## SML 201 Midterm 2 Theory Study Problems

1. Explain how to use a validation set when selecting variables. What are the training and the test sets used for?

2. The prediction for lifeExp is made using $$\text{lifeExp} \approx 12.26 + 5.34\log(gdpPercap) + a_{asia}I_{asia} + ...$$. (See here, slide 2.) Do the algebra to explain why an increase by 1 in $$\log(\text{gdpPercap})$$ corresponds to an increase by a factor of approximately $$2.7$$ in gdpPercap.

3. For slide 2 here, explain how to interpret the coefficients that correspond to categories in continent. Relate the coefficients to the differences in predictions for Africa and the other continents.

4. If we observe an association between A and B, list the reasons the relationship might not be cause. Tell “stories” about the potential reasons that longer time spent on studying is associated with higher GPAs.

5. How to compute the fair odds of an event?

6. Suppose the fair odds for candidate A winning are 2:5. Explain this in terms of the terms for a bet. Compute the probability that candidate A will win.

7. Explain how to obtain all the number on slide 7

8. For all of the following, define the criterion, and explain whether a violation of the criterion would constitute disparate impact, disparate treatment, both, or neither: demographic parity; accuracy parity; true positive parity; predictive value parity; fairness through unawareness.

9. What are the two ways we discussed of equalizing accuracy parity?

10. Explain the importance of the distinction between reoffending and being re-arrested in the context of model fairness.

11. Why might sample size disparity contribute to unfairness?

12. Suppose we are trying to estimate the bias (a.k.a weight) of a coint by tossing it many times. Sketch the graph of estimated bias versus the number of tosses look like. Explain the intuition for why it looks the way it does.

13. Explain why $$f(k; p) = p^k (1-p)^{1-k}$$ makes sense as the pmf for a Bernoulli distirbution (work out what the expression equals for k = 0 and k = 1)

14. What is the pmf for the number of Heads we would get if we were tossing a fair coin twice?

15. What is the cumulative mass function of the number of Heads we would get if we were tossing a fair coin twice?

16. Describe the strategies for variable selection based on the performance on the validation set of models that include/don’t include particular variables. (See last slide here)

17. Define the p-value. Why is a p-value only defined in reference to a particular null-hypothesis?

18. Give an example of a p-value calculation where we assume the Binomial distribution. Explain how in the case of a Binomial model, the Gaussian approximation can be used to compute the p-value.

19. Explain the idea behind using fake data simulation to approximate p-values.

20. What is a null hypothesis?

21. Without using rt, generate datapoints from a t-distribution with 10 degrees of freedom.

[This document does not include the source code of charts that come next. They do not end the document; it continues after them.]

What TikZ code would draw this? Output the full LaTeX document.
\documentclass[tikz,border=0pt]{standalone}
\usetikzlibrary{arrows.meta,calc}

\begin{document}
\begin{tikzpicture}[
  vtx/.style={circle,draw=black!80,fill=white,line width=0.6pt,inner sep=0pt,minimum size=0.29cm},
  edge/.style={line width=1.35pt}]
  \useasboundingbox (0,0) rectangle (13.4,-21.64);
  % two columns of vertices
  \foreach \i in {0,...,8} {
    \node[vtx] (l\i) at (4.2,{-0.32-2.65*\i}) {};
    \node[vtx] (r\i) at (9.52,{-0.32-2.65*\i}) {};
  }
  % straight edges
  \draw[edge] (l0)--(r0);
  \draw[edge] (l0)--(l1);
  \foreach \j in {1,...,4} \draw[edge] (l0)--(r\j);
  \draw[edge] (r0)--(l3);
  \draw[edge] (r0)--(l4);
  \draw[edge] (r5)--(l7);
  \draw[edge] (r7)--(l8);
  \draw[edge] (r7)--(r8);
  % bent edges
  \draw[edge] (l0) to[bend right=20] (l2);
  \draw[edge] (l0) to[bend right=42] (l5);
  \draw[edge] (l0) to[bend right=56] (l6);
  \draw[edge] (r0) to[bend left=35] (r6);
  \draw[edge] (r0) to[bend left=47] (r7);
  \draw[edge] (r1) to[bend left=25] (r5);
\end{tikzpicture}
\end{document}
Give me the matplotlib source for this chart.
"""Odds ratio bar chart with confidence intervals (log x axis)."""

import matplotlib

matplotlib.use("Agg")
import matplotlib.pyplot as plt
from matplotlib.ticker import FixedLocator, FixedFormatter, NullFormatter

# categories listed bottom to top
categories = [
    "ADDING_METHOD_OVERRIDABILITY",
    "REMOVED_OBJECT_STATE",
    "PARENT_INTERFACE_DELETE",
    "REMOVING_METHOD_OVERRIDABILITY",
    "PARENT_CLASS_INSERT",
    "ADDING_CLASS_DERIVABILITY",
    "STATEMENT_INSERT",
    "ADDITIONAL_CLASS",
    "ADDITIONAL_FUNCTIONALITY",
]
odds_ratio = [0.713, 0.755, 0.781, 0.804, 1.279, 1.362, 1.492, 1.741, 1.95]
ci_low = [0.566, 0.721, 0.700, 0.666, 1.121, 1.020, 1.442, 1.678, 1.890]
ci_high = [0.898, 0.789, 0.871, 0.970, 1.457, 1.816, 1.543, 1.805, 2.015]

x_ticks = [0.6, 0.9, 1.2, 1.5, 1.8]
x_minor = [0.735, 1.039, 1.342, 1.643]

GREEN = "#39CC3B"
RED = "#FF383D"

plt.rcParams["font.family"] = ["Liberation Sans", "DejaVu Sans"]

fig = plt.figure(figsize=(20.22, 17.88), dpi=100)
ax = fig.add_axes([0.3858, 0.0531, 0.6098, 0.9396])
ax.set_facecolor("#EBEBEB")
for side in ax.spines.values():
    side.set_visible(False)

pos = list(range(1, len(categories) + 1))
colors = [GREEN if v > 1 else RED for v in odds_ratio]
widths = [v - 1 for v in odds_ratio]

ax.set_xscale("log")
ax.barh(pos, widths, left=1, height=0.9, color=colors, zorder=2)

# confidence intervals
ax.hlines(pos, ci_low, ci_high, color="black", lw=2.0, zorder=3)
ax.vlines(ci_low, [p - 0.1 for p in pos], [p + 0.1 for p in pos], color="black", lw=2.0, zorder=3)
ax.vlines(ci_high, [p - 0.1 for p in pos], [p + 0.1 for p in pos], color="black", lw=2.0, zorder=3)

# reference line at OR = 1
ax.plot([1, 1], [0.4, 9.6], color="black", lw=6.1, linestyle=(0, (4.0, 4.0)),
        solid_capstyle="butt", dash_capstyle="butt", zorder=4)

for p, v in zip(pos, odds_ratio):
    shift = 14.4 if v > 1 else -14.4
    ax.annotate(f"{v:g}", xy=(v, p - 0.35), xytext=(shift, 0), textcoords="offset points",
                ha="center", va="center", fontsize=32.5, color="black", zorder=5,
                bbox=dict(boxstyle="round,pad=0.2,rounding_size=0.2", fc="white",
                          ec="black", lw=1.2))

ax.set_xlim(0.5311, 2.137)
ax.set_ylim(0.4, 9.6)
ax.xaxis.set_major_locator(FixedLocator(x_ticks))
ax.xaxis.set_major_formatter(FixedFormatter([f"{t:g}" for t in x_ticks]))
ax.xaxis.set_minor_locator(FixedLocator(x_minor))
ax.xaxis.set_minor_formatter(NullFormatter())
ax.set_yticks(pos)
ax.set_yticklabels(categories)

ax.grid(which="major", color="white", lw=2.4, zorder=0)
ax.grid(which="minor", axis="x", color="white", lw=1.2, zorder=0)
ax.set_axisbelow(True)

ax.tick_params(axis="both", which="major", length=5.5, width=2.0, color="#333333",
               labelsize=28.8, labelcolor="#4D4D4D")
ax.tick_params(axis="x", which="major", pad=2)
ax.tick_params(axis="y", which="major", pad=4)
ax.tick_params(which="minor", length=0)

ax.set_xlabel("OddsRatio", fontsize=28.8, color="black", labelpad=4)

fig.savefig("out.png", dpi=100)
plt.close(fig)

22. What is the null hypothesis in the Darwin’s Finches example? If the null hypothesis is true, what quantity would be t-distributed? How can we use pt to compute the p-value in the Darwin’s Finches example?

23. What does a low p-value mean? What does a high p-value mean?

24. Suppose we have a sample of 5 heights of Princeton students x = c(7.1, 6.2, 5.5, 5.4, 6.0). Assuming that the heights of Princeton students are normally distributed, how can we test the hypothesis that the average height of a Princeton student is 5.9?

25. Sketch a boxplot. Explain all the components of the boxplot.

26. Define Type I and Type II errors

27. For a scenario of your choice where the null hypothesis is true, sketch a graph of the probability of Type I error and sample size. Explain the choices you made.

28. In project 2, you computed about 7000 t statistics. For an individual statistic, how could you use it to test a hypothesis (provide R code involving pt). What would be the problem with conducting 7000 separate hypothesis tests?

29. What is the point of pre-registering null hypotheses?

30. What is the problem with the “file drawer effect”? How would publishing negative results help the scientific community?

31. What is p-hacking?

32. Explain what happened in Neural correlates of interspecies perspective taking in the post-mortem Atlantic Salmon

33. Explain why a Type II error would occur very often if you toss a coin 5 times and have a null hypothesis about the probability of Heads. Support your argument using outputs of pnorm.

34. What are Type M and Type S errors?

35. What are some appropriate uses of Q-tips?